I know … you start looking at everything through PsA lenses! Hey, maybe my chin hairs are PsA too. LOL



But seriously, have a look at the pictures on this page. https://www.aad.org/dermatology-a-to-z/diseases-and-treatments/m—…

It makes me feel good that I'm not the only one who gets them! (Chin hairs!) I've instructed my daughters that when I'm laid out in a casket someday for viewing (the thought of which makes me cringe that people would be staring at me while I'm dead) they need to make sure my 3 chin hairs are plucked!
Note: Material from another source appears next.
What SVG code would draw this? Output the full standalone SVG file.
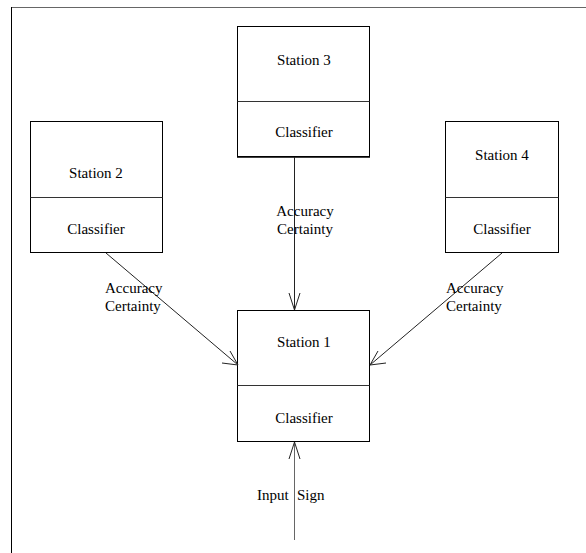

I should have my feet MRI'd too, but I agree with you, Seenie, about not having surgery anyway. It could very well just make matters worse. Ladylazarus, you're so young that you might need to take a different approach than us because you have a lot of years of needing strong feet ahead of you. I'm resigned to the fact that my feet are going to hurt when I first get up or out of a chair, and hurt when I walk any distance over a half block, and then usually just hurt for no reason. It's my mid-feet too-not my toes. I've found that rest and daily ice packs help the most.

Seenie said:

I know ... you start looking at everything through PsA lenses! Hey, maybe my chin hairs are PsA too. LOL

But seriously, have a look at the pictures on this page. https://www.aad.org/dermatology-a-to-z/diseases-and-treatments/m---...

Yeah I had looked at them a little while ago but thanks :) The funny thing is, if I were to be diagnosed just by those 5-6 distinct signs like swollen digits or the problems with the nails, I think I would never be diagnosed at all. Because all my problems are with my larger joints. So I definitely feel the swelling, but it is not visible. (I look like a fool looking at the mirror at my buttock trying to see the swelling I feel so distinctly :D ). My one toenail looks a little funny all cracked and maybe a little thicker but that's all. And my fingernails feel ridged but very slightly. So nothing visible yet on my part :) Oh, and I think both my ankles are swollen and have been swollen for a long time. I had noticed it a while ago but I thought I was gaining weight or something (the things the mind can imagine just to find an explanation. Gaining weight? Really? Only on my ankles?!). And I had the pain in the feet for some time but I just ignored them (wrong shoes, I must have done something wrong, I walked too much etc). So now I have nothing to compare it to. I know my ankles were a lot thinner and that's the only evidence that I have :)

Yes of course, LL! There’s always an explanation for our many and variable symptoms: the wrong shoes, needing to lose weight, walked too much, being menopausal, doing too much, having a bad mattress, not exercising enough, needing to eat better, not getting enough sleep blah blah blah. (And I’ll add, easy to see most of those “reasons” as being our own fault.) Until you start connecting the dots and seeing the pattern. Interesting, isn’t it!

Yes, lately I am somewhere in between connecting the dots and becoming paranoid and making up the dots :) That's why I've been asking too many questions. To know what the real dots are and not make things up because they seem like they fit in the picture :) So thank you for all your help, really!

Yes, LL, I know exactly what you mean!
After I was diagnosed, I started to think back on about twenty years’ worth of strange things that nobody could figure out. Pretty much everything was explainable as Ps or PsA. Weird. But at the same time, validating. I hadn’t been imagining things after all.

I am still having a hard time believing that it wasn't all in my head or just caused by my psychological problems :) I had gotten so used to thinking that everything was my own fault somehow. That's why I ignored so many things :) It was kind of easier to think I was crazy, turns out I wasn't. How do I live now with knowing I'm a normal person with a physical condition?! :))))

Yup. I can completely relate to that. Totally.
Making the transition to “I’m a normal person with a physical condition” isn’t an easy task. There are still days that I give my head a shake and wonder if this is really happening.